◆ **Exercise aim**
Omit all images, then return the remaining material exactly as it stands.

◆ **Recorded information**
- - -
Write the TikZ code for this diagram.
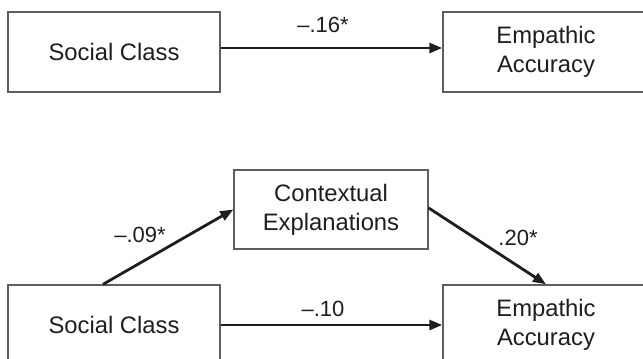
\documentclass[tikz,border=0pt]{standalone}
\usepackage{fontspec}
\setmainfont{Liberation Sans}
\usetikzlibrary{arrows.meta,positioning}
\definecolor{boxgray}{HTML}{5E5E5E}
\definecolor{inkgray}{HTML}{1E1E1E}
\tikzset{
  >={Triangle[length=13pt,width=10pt]},
  varbox/.style={
    rectangle,
    draw=boxgray, line width=1.4pt,
    text=inkgray,
    font=\fontsize{23.8}{29}\selectfont,
    align=center,
    minimum height=80pt},
  effect/.style={draw=inkgray, line width=2.8pt, ->},
  coef/.style={text=inkgray, font=\fontsize{22}{26}\selectfont, inner sep=0pt},
}

\begin{document}
\begin{tikzpicture}[x=1pt,y=-1pt]
  \useasboundingbox (0,0) rectangle (643,359);
  % total effect
  \node[varbox, minimum width=212pt] (class) at (114,52) {Social Class};
  \node[varbox, minimum width=206pt] (accuracy) at (546,52) {Empathic\\Accuracy};
  \draw[effect] ([yshift=4pt]class.east) -- ([yshift=4pt]accuracy.west);
  \node[coef] (total) at (323,25) {--.16*};
  % mediation model
  \node[varbox, minimum width=194pt, minimum height=79pt] (context) at (331,209.5) {Contextual\\Explanations};
  \node[varbox, minimum width=212pt] (classm) at (114,325) {Social Class};
  \node[varbox, minimum width=206pt] (accuracym) at (546,325) {Empathic\\Accuracy};
  \draw[effect] ([xshift=-11pt]classm.north) -- (context.west);
  \draw[effect] ([yshift=1.5pt]context.east) -- (accuracym.north);
  \draw[effect] (classm.east) -- (accuracym.west);
  \node[coef] (pathA) at (140,235) {--.09*};
  \node[coef] (pathB) at (518,238) {.20*};
  \node[coef] (direct) at (323,309) {--.10};
\end{tikzpicture}
\end{document}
- - -
◆ **Answer to this task**
Write the TikZ code for this diagram.
\documentclass[tikz,border=0pt]{standalone}
\usepackage{fontspec}
\setmainfont{Liberation Sans}
\usetikzlibrary{arrows.meta,positioning}
\definecolor{boxgray}{HTML}{5E5E5E}
\definecolor{inkgray}{HTML}{1E1E1E}
\tikzset{
  >={Triangle[length=13pt,width=10pt]},
  varbox/.style={
    rectangle,
    draw=boxgray, line width=1.4pt,
    text=inkgray,
    font=\fontsize{23.8}{29}\selectfont,
    align=center,
    minimum height=80pt},
  effect/.style={draw=inkgray, line width=2.8pt, ->},
  coef/.style={text=inkgray, font=\fontsize{22}{26}\selectfont, inner sep=0pt},
}

\begin{document}
\begin{tikzpicture}[x=1pt,y=-1pt]
  \useasboundingbox (0,0) rectangle (643,359);
  % total effect
  \node[varbox, minimum width=212pt] (class) at (114,52) {Social Class};
  \node[varbox, minimum width=206pt] (accuracy) at (546,52) {Empathic\\Accuracy};
  \draw[effect] ([yshift=4pt]class.east) -- ([yshift=4pt]accuracy.west);
  \node[coef] (total) at (323,25) {--.16*};
  % mediation model
  \node[varbox, minimum width=194pt, minimum height=79pt] (context) at (331,209.5) {Contextual\\Explanations};
  \node[varbox, minimum width=212pt] (classm) at (114,325) {Social Class};
  \node[varbox, minimum width=206pt] (accuracym) at (546,325) {Empathic\\Accuracy};
  \draw[effect] ([xshift=-11pt]classm.north) -- (context.west);
  \draw[effect] ([yshift=1.5pt]context.east) -- (accuracym.north);
  \draw[effect] (classm.east) -- (accuracym.west);
  \node[coef] (pathA) at (140,235) {--.09*};
  \node[coef] (pathB) at (518,238) {.20*};
  \node[coef] (direct) at (323,309) {--.10};
\end{tikzpicture}
\end{document}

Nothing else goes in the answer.